Never classify your own work: “I never did, and probably never will,” Krohn said. “Call it what you want. I’m not too concerned with how to classify records, period. So that applies to my own as well.”
Don’t be an unpaid beta tester: “I’m actually a nut about very specific tech things, but not technology by any means,” he said. “I use an out-of-date computer to record, and purposefully stay a few generations behind the front lines of tech advances. I don’t like being an unpaid beta tester for companies, and I don’t like to learn new programs or interfaces. I own three [Akai] MPC-200XLs, because I know how they work. And I don’t need something that’s faster; I need something that is reliable and predictable. Time is the most valuable resource we all need to manage, by far.”

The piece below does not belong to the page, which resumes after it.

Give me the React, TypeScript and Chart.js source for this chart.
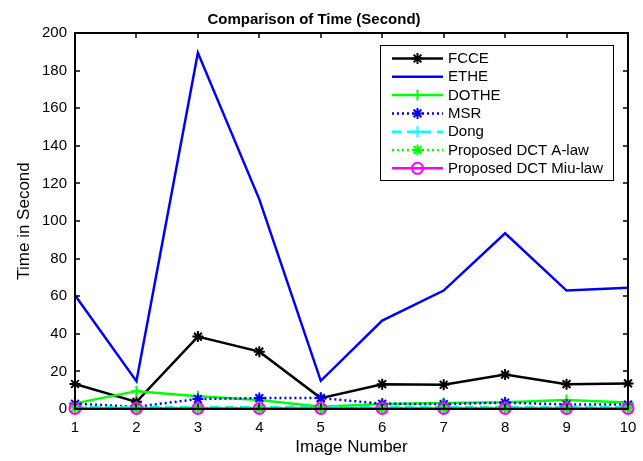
import React, { useEffect, useRef } from 'react';
import { Chart, registerables } from 'chart.js';

Chart.register(...registerables);

const chartTitle = 'Comparison of Time (Second)';
const xTitle = 'Image Number';
const yTitle = 'Time in Second';
const imageNumbers = [1, 2, 3, 4, 5, 6, 7, 8, 9, 10];
const fcce = [13.3, 3.8, 38.5, 30.5, 5.8, 13.2, 12.9, 18.3, 13.2, 13.6];
const ethe = [60.5, 14.8, 189.5, 111.5, 15.0, 47.0, 63.0, 93.5, 63.0, 64.5];
const dothe = [3.0, 9.5, 6.8, 4.8, 1.2, 2.6, 3.2, 3.6, 4.8, 3.4];
const msr = [2.8, 1.2, 5.3, 5.8, 5.8, 2.8, 2.6, 3.4, 2.4, 2.4];
const dong = [1.0, 1.0, 1.1, 1.0, 1.0, 0.9, 1.0, 1.0, 1.0, 1.0];
const aLaw = [0.6, 0.5, 0.6, 0.5, 0.6, 0.5, 0.6, 0.6, 0.5, 0.6];
const miuLaw = [0.3, 0.3, 0.3, 0.3, 0.3, 0.3, 0.3, 0.3, 0.3, 0.3];

const FONT = "'Liberation Sans', Arial, Helvetica, sans-serif";

type SeriesDef = { label: string; data: number[]; color: string; dash: number[]; point: string; };
const series: SeriesDef[] = [
  { label: 'FCCE', data: fcce, color: '#000000', dash: [], point: 'star' },
  { label: 'ETHE', data: ethe, color: '#0000ff', dash: [], point: 'none' },
  { label: 'DOTHE', data: dothe, color: '#00ff00', dash: [], point: 'cross' },
  { label: 'MSR', data: msr, color: '#0000ff', dash: [2, 3], point: 'star' },
  { label: 'Dong', data: dong, color: '#00ffff', dash: [9, 6], point: 'cross' },
  { label: 'Proposed DCT A-law', data: aLaw, color: '#00ff00', dash: [2, 3], point: 'star' },
  { label: 'Proposed DCT Miu-law', data: miuLaw, color: '#ff00ff', dash: [], point: 'circle' },
];

function drawMarker(ctx: CanvasRenderingContext2D, style: string, x: number, y: number, r: number) {
  ctx.beginPath();
  if (style === 'star' || style === 'cross') {
    ctx.moveTo(x - r, y); ctx.lineTo(x + r, y);
    ctx.moveTo(x, y - r); ctx.lineTo(x, y + r);
    if (style === 'star') {
      const d = r * Math.SQRT1_2;
      ctx.moveTo(x - d, y - d); ctx.lineTo(x + d, y + d);
      ctx.moveTo(x - d, y + d); ctx.lineTo(x + d, y - d);
    }
    ctx.stroke();
  } else if (style === 'circle') {
    ctx.arc(x, y, r, 0, Math.PI * 2);
    ctx.stroke();
  }
}

const framePlugin = {
  id: 'frameAndLegend',
  afterDraw(chart: any) {
    const { ctx, chartArea } = chart;
    const { left, right, top, bottom } = chartArea;
    const xs = chart.scales.x;
    const ys = chart.scales.y;
    ctx.save();
    ctx.setLineDash([]);
    ctx.strokeStyle = '#000';
    ctx.lineWidth = 2;
    ctx.strokeRect(left, top, right - left, bottom - top);
    ctx.lineWidth = 1.5;
    ctx.beginPath();
    xs.ticks.forEach((t: any) => {
      const px = Math.round(xs.getPixelForValue(t.value));
      ctx.moveTo(px, bottom); ctx.lineTo(px, bottom - 5);
      ctx.moveTo(px, top); ctx.lineTo(px, top + 5);
    });
    ys.ticks.forEach((t: any) => {
      const py = Math.round(ys.getPixelForValue(t.value));
      ctx.moveTo(left, py); ctx.lineTo(left + 5, py);
      ctx.moveTo(right, py); ctx.lineTo(right - 5, py);
    });
    ctx.stroke();

    // legend
    const lx = 380, ly = 45, lw = 233, lh = 135;
    ctx.fillStyle = '#fff';
    ctx.fillRect(lx, ly, lw, lh);
    ctx.strokeStyle = '#000';
    ctx.lineWidth = 1;
    ctx.strokeRect(lx + 0.5, ly + 0.5, lw, lh);
    ctx.font = `15px ${FONT}`;
    ctx.textBaseline = 'middle';
    ctx.textAlign = 'left';
    series.forEach((s, i) => {
      const y = ly + 13.5 + i * 18.3;
      ctx.strokeStyle = s.color;
      ctx.lineWidth = 2.5;
      ctx.setLineDash(s.dash);
      ctx.beginPath();
      ctx.moveTo(392, y); ctx.lineTo(443, y);
      ctx.stroke();
      ctx.setLineDash([]);
      ctx.lineWidth = 2;
      drawMarker(ctx, s.point, 417.5, y, 5.5);
      ctx.fillStyle = '#000';
      ctx.fillText(s.label, 448, y + 0.5);
    });
    ctx.restore();
  },
};

export default function App() {
  const ref = useRef<HTMLCanvasElement>(null);
  useEffect(() => {
    document.body.style.margin = '0';
    const canvas = ref.current!;
    const datasets = series.map((s, i) => ({
      label: s.label,
      data: s.data.map((v, j) => ({ x: imageNumbers[j], y: v })),
      borderColor: s.color,
      backgroundColor: 'rgba(0,0,0,0)',
      borderWidth: 2.5,
      borderDash: s.dash,
      pointStyle: s.point === 'none' ? false : s.point,
      pointRadius: s.point === 'none' ? 0 : 5.5,
      pointBorderWidth: 2,
      pointBorderColor: s.color,
      pointBackgroundColor: 'rgba(0,0,0,0)',
      tension: 0,
      fill: false,
      clip: false,
      order: series.length - i,
    }));
    const chart = new Chart(canvas, {
      type: 'line',
      data: { datasets } as any,
      plugins: [framePlugin],
      options: {
        animation: false,
        responsive: false,
        devicePixelRatio: 1,
        layout: { padding: { left: 0, right: 15, top: 0, bottom: 0 } },
        plugins: {
          legend: { display: false },
          tooltip: { enabled: false },
          title: {
            display: true,
            text: chartTitle,
            color: '#000',
            font: { family: FONT, size: 15, weight: 'bold' },
            padding: { top: 11, bottom: 4 },
          },
        },
        scales: {
          x: {
            type: 'linear',
            min: 1,
            max: 10,
            ticks: { stepSize: 1, color: '#000', font: { family: FONT, size: 15 }, padding: 10 },
            grid: { display: false, drawTicks: false },
            border: { display: false },
            title: { display: true, text: xTitle, color: '#000', font: { family: FONT, size: 17 }, padding: { top: 0, bottom: 3 } },
            afterFit: (s: any) => { s.height = 52; s.paddingLeft = 0; s.paddingRight = 0; },
          },
          y: {
            min: 0,
            max: 200,
            ticks: { stepSize: 20, color: '#000', font: { family: FONT, size: 15 }, padding: 8 },
            grid: { display: false, drawTicks: false },
            border: { display: false },
            title: { display: true, text: yTitle, color: '#000', font: { family: FONT, size: 17 }, padding: { top: 14, bottom: 0 } },
            afterFit: (s: any) => { s.width = 75; s.paddingTop = 0; s.paddingBottom = 0; },
          },
        },
      } as any,
    });
    return () => chart.destroy();
  }, []);
  return <canvas ref={ref} width={643} height={461} style={{ display: 'block' }} />;
}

Advertising integrity matters: “I never thought about my music showing up in commercials, before it showed up in Mad Men, a TV show about advertising,” Krohn said. “That’s a trip. In reality, it just happened. But when it comes to advertising my music, it has to be the right fit: Something I like, something with integrity, something that’s fiscally worthwhile. The triumphs come when it works out, and allows me to buy instruments or something to better my recordings.”
Mainstream hip-hop is all about econ: “There have always been different kinds of rap music that comes from different regions, and different mentalities,” he said. “But there’s nothing that really unifies mainstream hip-hop other than the fact that it sells. Wu-Tang Clan and Gucci Mane don’t really have much in common musically. So I see mainstream hip-hop as an assessment of the economics, rather than styles or aesthetics, in art. I like Lil’ Wayne; I think he’s talented. I love Ludacris; he’s probably my favorite working rapper. They’re selling lots of records, but they don’t have much in common with Soulja Boy. Or Common, for that matter.”